[Code that draws figures]
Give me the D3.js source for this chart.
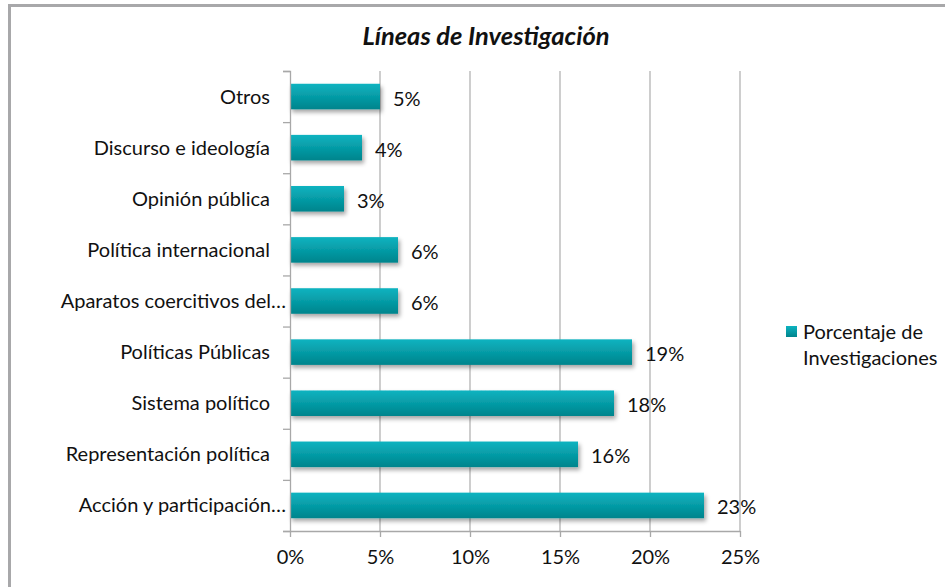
<!DOCTYPE html>
<html><head><meta charset="utf-8">
<script src="https://cdn.jsdelivr.net/npm/d3@7"></script>
<style>body{margin:0;background:#fff}svg{display:block}</style>
</head><body>
<svg id="c" width="945" height="587"></svg>
<script>
const categories = ["Otros","Discurso e ideología","Opinión pública ","Política internacional","Aparatos coercitivos del…","Políticas Públicas","Sistema político","Representación política","Acción y participación…"];
const values = [5,4,3,6,6,19,18,16,23];
const ticks = [0,5,10,15,20,25];
const seriesName = ["Porcentaje de","Investigaciones"];
const title = "Líneas de Investigación";

const svg = d3.select("#c");
const font = "Lato, 'Open Sans', sans-serif";
const defs = svg.append("defs");
const g1 = defs.append("linearGradient").attr("id","bg").attr("x1",0).attr("y1",0).attr("x2",0).attr("y2",1);
g1.append("stop").attr("offset","0%").attr("stop-color","#0cb3c0");
g1.append("stop").attr("offset","100%").attr("stop-color","#00848c");
const f = defs.append("filter").attr("id","sh").attr("x","-5%").attr("y","-20%").attr("width","115%").attr("height","170%");
f.append("feDropShadow").attr("dx",2).attr("dy",3).attr("stdDeviation",2).attr("flood-color","#000").attr("flood-opacity",0.35);

// frame
svg.append("path").attr("d","M9.5,587 V5.5 H945").attr("fill","none").attr("stroke","#a8a8aa").attr("stroke-width",3);

const x = d3.scaleLinear().domain([0,25]).range([290,740]);
const y = d3.scaleBand().domain(categories).range([71,531]).paddingInner(0.5).paddingOuter(0.25);

// gridlines
svg.append("g").selectAll("line").data(ticks.slice(1)).join("line")
  .attr("x1",d=>x(d)).attr("x2",d=>x(d)).attr("y1",71).attr("y2",531)
  .attr("stroke","#b3b3b3").attr("stroke-width",1.3);

// bars
svg.append("g").selectAll("rect").data(values).join("rect")
  .attr("x",x(0)).attr("y",(d,i)=>y(categories[i]))
  .attr("width",d=>x(d)-x(0)).attr("height",y.bandwidth())
  .attr("fill","url(#bg)").attr("filter","url(#sh)");

// y axis
const ya = svg.append("g").attr("transform","translate(290,0)")
  .call(d3.axisLeft(d3.scaleLinear().domain([0,categories.length]).range([71,531])).ticks(categories.length).tickSize(7).tickFormat(""));
ya.selectAll("line,path").attr("stroke","#a8a8a8").attr("stroke-width",1.3);
// x axis
const xa = svg.append("g").attr("transform","translate(0,531)")
  .call(d3.axisBottom(x).tickValues(ticks).tickSize(6).tickFormat(d=>d+"%"));
xa.selectAll("line,path").attr("stroke","#a8a8a8").attr("stroke-width",1.3);
xa.selectAll("text").attr("font-family",font).attr("font-size",20).attr("fill","#111").attr("dy","0").attr("y",33);
xa.select(".domain").attr("d","M290,0.5H740");

// category labels
svg.append("g").selectAll("text").data(categories).join("text")
  .attr("x",d=>d.endsWith("…")?286:270).attr("y",d=>y(d)+y.bandwidth()/2).attr("dy","0.35em")
  .attr("text-anchor","end").attr("font-family",font).attr("font-size",20).attr("fill","#111")
  .text(d=>d.trim());

// value labels
svg.append("g").selectAll("text").data(values).join("text")
  .attr("x",d=>x(d)+13).attr("y",(d,i)=>y(categories[i])+y.bandwidth()/2+2).attr("dy","0.35em")
  .attr("font-family",font).attr("font-size",20).attr("fill","#111")
  .text(d=>d+"%");

// title
svg.append("text").attr("x",486).attr("y",45).attr("text-anchor","middle")
  .attr("font-family",font).attr("font-size",25.5).attr("font-weight","bold").attr("font-style","italic").attr("fill","#111")
  .text(title);

// legend
svg.append("rect").attr("x",786).attr("y",326).attr("width",11).attr("height",11).attr("fill","url(#bg)");
svg.append("g").selectAll("text").data(seriesName).join("text")
  .attr("x",803).attr("y",(d,i)=>339+i*26)
  .attr("font-family",font).attr("font-size",20).attr("fill","#111").text(d=>d);
</script>
</body></html>
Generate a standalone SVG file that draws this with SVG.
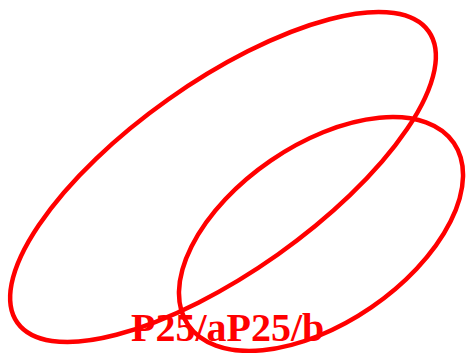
<svg xmlns="http://www.w3.org/2000/svg" width="466" height="353" viewBox="0 0 466 353">
<style>
.e{fill:none;stroke:#ff0000;stroke-width:4.5}
.t{font-family:"Liberation Serif",serif;font-weight:bold;font-size:40px;fill:#ff0000}
</style>
<rect width="466" height="353" fill="#ffffff"/>
<g id="a">
<ellipse class="e" cx="223" cy="177" rx="252" ry="95" transform="rotate(-35.3 223 177)"/>
</g>
<g id="b">
<ellipse class="e" cx="321" cy="234" rx="161" ry="89" transform="rotate(-34.4 321 234)"/>
</g>
<g id="labels">
<text class="t" x="131" y="341">P25/aP25/b</text>
</g>
</svg>
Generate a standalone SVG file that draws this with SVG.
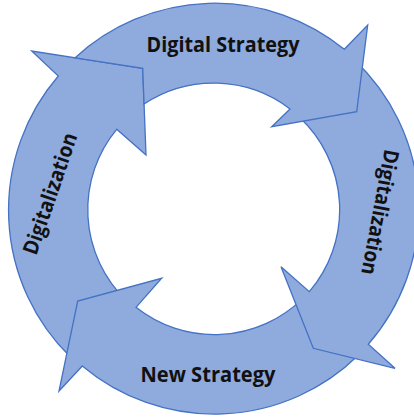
<svg xmlns="http://www.w3.org/2000/svg" width="414" height="417" viewBox="0 0 414 417">
  <style>
    .arrow { fill: #8FAADC; stroke: #4472C4; stroke-width: 1.3; stroke-linejoin: miter; }
    .label { font-family: "Open Sans", "Liberation Sans", sans-serif; font-weight: 700; font-size: 21px; fill: #111111; text-anchor: middle; }
  </style>
  <rect width="414" height="417" fill="#ffffff"/>
  <!-- Four circular arrows around a ring (centre ~213.5,209.5; R 205.5, r 126).
       Each head sits over the tail of the next arrow, so they are drawn
       left, bottom, right, top; the top arrow's tail is cut along the left head. -->
  <g id="connectors">
    <g id="arrow-left">
      <path class="arrow" d="M70.7,357.3 A205.5,205.5 0 0 1 58.3,76 L31.7,51 L142.7,68.3 L146,155 L116.7,129.3 A126,126 0 0 0 126,300.1 Z"/>
    </g>
    <g id="arrow-bottom">
      <path class="arrow" d="M358.8,354.8 A205.5,205.5 0 0 1 82.3,366 L59,391 L77.7,301 L161.7,278.3 L136,307.3 A126,126 0 0 0 302.6,298.6 Z"/>
    </g>
    <g id="arrow-right">
      <path class="arrow" d="M353.7,59.2 A205.5,205.5 0 0 1 368.3,344.3 L395,368.3 L313.3,348.3 L281,266.7 L309.3,291.7 A126,126 0 0 0 299.4,117.3 Z"/>
    </g>
    <g id="arrow-top">
      <path class="arrow" d="M75.15,57.77 A205.5,205.5 0 0 1 344.3,49.3 L367.7,25 L356.7,111.7 L271.7,126.7 L290,109 A126,126 0 0 0 144.06,104.03 L142.7,68.3 Z"/>
    </g>
  </g>
  <g id="node-digital-strategy">
    <text class="label" x="223" y="51.5" textLength="153" lengthAdjust="spacingAndGlyphs">Digital Strategy</text>
  </g>
  <g id="node-digitalization-right">
    <text class="label" transform="translate(373,211) rotate(100.6)" x="0" y="0" textLength="127" lengthAdjust="spacingAndGlyphs">Digitalization</text>
  </g>
  <g id="node-new-strategy">
    <text class="label" x="208" y="381.5" textLength="135" lengthAdjust="spacingAndGlyphs">New Strategy</text>
  </g>
  <g id="node-digitalization-left">
    <text class="label" transform="translate(57,196) rotate(-71)" x="0" y="0" textLength="127" lengthAdjust="spacingAndGlyphs">Digitalization</text>
  </g>
</svg>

• [Job] Transcribe all the data word for word; the images stay out.

• [Answer to this task]
Give me the D3.js source for this chart.
<!DOCTYPE html>
<html><head><meta charset="utf-8">
<script src="https://cdn.jsdelivr.net/npm/d3@7"></script>
<style>body{margin:0;background:#fff}svg{display:block}</style>
</head><body>
<svg id="c" width="945" height="587"></svg>
<script>
const categories = ["Otros","Discurso e ideología","Opinión pública ","Política internacional","Aparatos coercitivos del…","Políticas Públicas","Sistema político","Representación política","Acción y participación…"];
const values = [5,4,3,6,6,19,18,16,23];
const ticks = [0,5,10,15,20,25];
const seriesName = ["Porcentaje de","Investigaciones"];
const title = "Líneas de Investigación";

const svg = d3.select("#c");
const font = "Lato, 'Open Sans', sans-serif";
const defs = svg.append("defs");
const g1 = defs.append("linearGradient").attr("id","bg").attr("x1",0).attr("y1",0).attr("x2",0).attr("y2",1);
g1.append("stop").attr("offset","0%").attr("stop-color","#0cb3c0");
g1.append("stop").attr("offset","100%").attr("stop-color","#00848c");
const f = defs.append("filter").attr("id","sh").attr("x","-5%").attr("y","-20%").attr("width","115%").attr("height","170%");
f.append("feDropShadow").attr("dx",2).attr("dy",3).attr("stdDeviation",2).attr("flood-color","#000").attr("flood-opacity",0.35);

// frame
svg.append("path").attr("d","M9.5,587 V5.5 H945").attr("fill","none").attr("stroke","#a8a8aa").attr("stroke-width",3);

const x = d3.scaleLinear().domain([0,25]).range([290,740]);
const y = d3.scaleBand().domain(categories).range([71,531]).paddingInner(0.5).paddingOuter(0.25);

// gridlines
svg.append("g").selectAll("line").data(ticks.slice(1)).join("line")
  .attr("x1",d=>x(d)).attr("x2",d=>x(d)).attr("y1",71).attr("y2",531)
  .attr("stroke","#b3b3b3").attr("stroke-width",1.3);

// bars
svg.append("g").selectAll("rect").data(values).join("rect")
  .attr("x",x(0)).attr("y",(d,i)=>y(categories[i]))
  .attr("width",d=>x(d)-x(0)).attr("height",y.bandwidth())
  .attr("fill","url(#bg)").attr("filter","url(#sh)");

// y axis
const ya = svg.append("g").attr("transform","translate(290,0)")
  .call(d3.axisLeft(d3.scaleLinear().domain([0,categories.length]).range([71,531])).ticks(categories.length).tickSize(7).tickFormat(""));
ya.selectAll("line,path").attr("stroke","#a8a8a8").attr("stroke-width",1.3);
// x axis
const xa = svg.append("g").attr("transform","translate(0,531)")
  .call(d3.axisBottom(x).tickValues(ticks).tickSize(6).tickFormat(d=>d+"%"));
xa.selectAll("line,path").attr("stroke","#a8a8a8").attr("stroke-width",1.3);
xa.selectAll("text").attr("font-family",font).attr("font-size",20).attr("fill","#111").attr("dy","0").attr("y",33);
xa.select(".domain").attr("d","M290,0.5H740");

// category labels
svg.append("g").selectAll("text").data(categories).join("text")
  .attr("x",d=>d.endsWith("…")?286:270).attr("y",d=>y(d)+y.bandwidth()/2).attr("dy","0.35em")
  .attr("text-anchor","end").attr("font-family",font).attr("font-size",20).attr("fill","#111")
  .text(d=>d.trim());

// value labels
svg.append("g").selectAll("text").data(values).join("text")
  .attr("x",d=>x(d)+13).attr("y",(d,i)=>y(categories[i])+y.bandwidth()/2+2).attr("dy","0.35em")
  .attr("font-family",font).attr("font-size",20).attr("fill","#111")
  .text(d=>d+"%");

// title
svg.append("text").attr("x",486).attr("y",45).attr("text-anchor","middle")
  .attr("font-family",font).attr("font-size",25.5).attr("font-weight","bold").attr("font-style","italic").attr("fill","#111")
  .text(title);

// legend
svg.append("rect").attr("x",786).attr("y",326).attr("width",11).attr("height",11).attr("fill","url(#bg)");
svg.append("g").selectAll("text").data(seriesName).join("text")
  .attr("x",803).attr("y",(d,i)=>339+i*26)
  .attr("font-family",font).attr("font-size",20).attr("fill","#111").text(d=>d);
</script>
</body></html>
Generate a standalone SVG file that draws this with SVG.
<svg xmlns="http://www.w3.org/2000/svg" width="466" height="353" viewBox="0 0 466 353">
<style>
.e{fill:none;stroke:#ff0000;stroke-width:4.5}
.t{font-family:"Liberation Serif",serif;font-weight:bold;font-size:40px;fill:#ff0000}
</style>
<rect width="466" height="353" fill="#ffffff"/>
<g id="a">
<ellipse class="e" cx="223" cy="177" rx="252" ry="95" transform="rotate(-35.3 223 177)"/>
</g>
<g id="b">
<ellipse class="e" cx="321" cy="234" rx="161" ry="89" transform="rotate(-34.4 321 234)"/>
</g>
<g id="labels">
<text class="t" x="131" y="341">P25/aP25/b</text>
</g>
</svg>
Generate a standalone SVG file that draws this with SVG.
<svg xmlns="http://www.w3.org/2000/svg" width="414" height="417" viewBox="0 0 414 417">
  <style>
    .arrow { fill: #8FAADC; stroke: #4472C4; stroke-width: 1.3; stroke-linejoin: miter; }
    .label { font-family: "Open Sans", "Liberation Sans", sans-serif; font-weight: 700; font-size: 21px; fill: #111111; text-anchor: middle; }
  </style>
  <rect width="414" height="417" fill="#ffffff"/>
  <!-- Four circular arrows around a ring (centre ~213.5,209.5; R 205.5, r 126).
       Each head sits over the tail of the next arrow, so they are drawn
       left, bottom, right, top; the top arrow's tail is cut along the left head. -->
  <g id="connectors">
    <g id="arrow-left">
      <path class="arrow" d="M70.7,357.3 A205.5,205.5 0 0 1 58.3,76 L31.7,51 L142.7,68.3 L146,155 L116.7,129.3 A126,126 0 0 0 126,300.1 Z"/>
    </g>
    <g id="arrow-bottom">
      <path class="arrow" d="M358.8,354.8 A205.5,205.5 0 0 1 82.3,366 L59,391 L77.7,301 L161.7,278.3 L136,307.3 A126,126 0 0 0 302.6,298.6 Z"/>
    </g>
    <g id="arrow-right">
      <path class="arrow" d="M353.7,59.2 A205.5,205.5 0 0 1 368.3,344.3 L395,368.3 L313.3,348.3 L281,266.7 L309.3,291.7 A126,126 0 0 0 299.4,117.3 Z"/>
    </g>
    <g id="arrow-top">
      <path class="arrow" d="M75.15,57.77 A205.5,205.5 0 0 1 344.3,49.3 L367.7,25 L356.7,111.7 L271.7,126.7 L290,109 A126,126 0 0 0 144.06,104.03 L142.7,68.3 Z"/>
    </g>
  </g>
  <g id="node-digital-strategy">
    <text class="label" x="223" y="51.5" textLength="153" lengthAdjust="spacingAndGlyphs">Digital Strategy</text>
  </g>
  <g id="node-digitalization-right">
    <text class="label" transform="translate(373,211) rotate(100.6)" x="0" y="0" textLength="127" lengthAdjust="spacingAndGlyphs">Digitalization</text>
  </g>
  <g id="node-new-strategy">
    <text class="label" x="208" y="381.5" textLength="135" lengthAdjust="spacingAndGlyphs">New Strategy</text>
  </g>
  <g id="node-digitalization-left">
    <text class="label" transform="translate(57,196) rotate(-71)" x="0" y="0" textLength="127" lengthAdjust="spacingAndGlyphs">Digitalization</text>
  </g>
</svg>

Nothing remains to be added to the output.